Mohandas K. Gandhi
BY LANCE MORROW
To which of his fellowmen might a discerning citizen of the
world point as Man of the Year?
Most worldwide concern of the year was the Depression, its
U.S. focus Wall Street. Down there no man carried a bigger load,
none fought the Boojum more effectively than Albert Henry
Wiggin, sagacious, resourceful, confidence-inspiring board
chairman of Chase National Bank. But other great bankers carried
great loads.
In winning the four major golf championships, Robert Tyre
Jones Jr. was easily Sportsman of the year. The Nobel Prize
winners, especially the onetime newshawk Sinclair Lewis who is
the first U.S. litterateur to receive the accolade, were Men of
the Year. But the work for which they were honored was done in
other years.
Potential Statesmen of the Year were Prime Minister James
Ramsay MacDonald and those who helped him make the London Naval
Treaty. But they failed in what they tried to achieve--reduction
of five navies--and had to compromise on limitation of three.

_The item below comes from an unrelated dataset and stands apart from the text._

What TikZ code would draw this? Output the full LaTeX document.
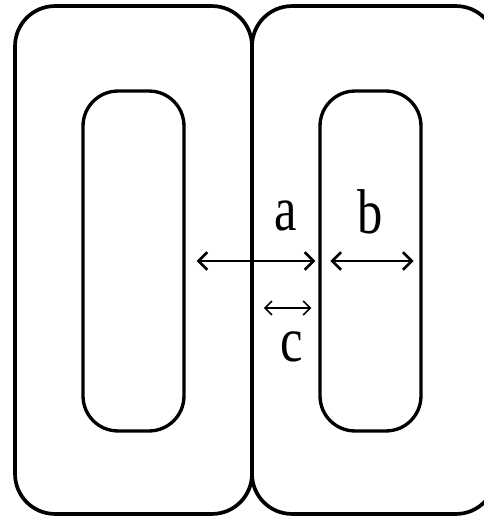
\documentclass[tikz,border=0pt]{standalone}
\usepackage{fontspec}
\usepackage{graphicx}
\setmainfont{Liberation Serif}
\usetikzlibrary{arrows.meta}
\tikzset{
  wall/.style={draw, line width=2.1pt, rounded corners=0.8cm, inner sep=0pt, minimum height=10.16cm},
  core/.style={draw, line width=1.9pt, rounded corners=0.7cm, inner sep=0pt, minimum width=2.02cm, minimum height=6.8cm},
  dim/.style={line width=1.5pt, {Straight Barb[length=5pt,width=10pt]}-{Straight Barb[length=5pt,width=10pt]}},
  thindim/.style={line width=0.9pt, {Straight Barb[length=4pt,width=8pt]}-{Straight Barb[length=4pt,width=8pt]}},
  lbl/.style={inner sep=0pt, font=\fontsize{36}{40}\selectfont}
}
\newcommand{\narrow}[1]{\scalebox{0.8}[1]{#1}}
\begin{document}
\begin{tikzpicture}[x=0.02cm, y=-0.02cm]
    \clip (0,0) rectangle (484,518);
    % outer blocks
    \node[wall, minimum width=4.74cm] (outerL) at (133.5,260) {};
    \node[wall, minimum width=4.88cm] (outerR) at (374,260) {};

    % inner cores
    \node[core] (coreL) at (133.5,261) {};
    \node[core] (coreR) at (370.5,261) {};

    % dimensions
    \draw[dim, shorten <=0.22cm, shorten >=0.06cm] (coreL.east) -- (coreL.east -| coreR.west);
    \draw[dim, shorten <=0.24cm, shorten >=0.18cm] (coreR.west) -- (coreR.east);
    \coordinate (gapL) at (outerL.east |- 0,308);
    \draw[thindim, shorten <=0.2cm, shorten >=0.14cm] (gapL) -- (gapL -| coreR.west);

    \node[lbl] (labA) at (286,216) {\narrow{a}};
    \node[lbl] (labB) at (370,212) {\narrow{b}};
    \node[lbl] (labC) at (292,347) {\narrow{c}};
\end{tikzpicture}
\end{document}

Surely one Statesman of the Year was Josef Vissarionovitch
Dzhugashvili, called Stalin (pronounced Stahl-yn), Dictator of
Russia. By "dumping" (or its practical equivalents) Stalin has
sown uneasiness among "the enemy." With his ruthless Five-Year
Plan he has wiped Unemployment from the map of Russia (as Scot
MacDonald could not do in Britain). Finally Stalin, who for
years ruled Russia obscurely as a "political boss" (General
Secretary of the Russian Communist Party), has just thrown off
this mask, assumed public office for the first time during his
dictatorship, and proved who is absolute master of some
150,000,000 people by kicking into oblivion their nominal Prime
Minister, luckless Comrade Alexey Rykov.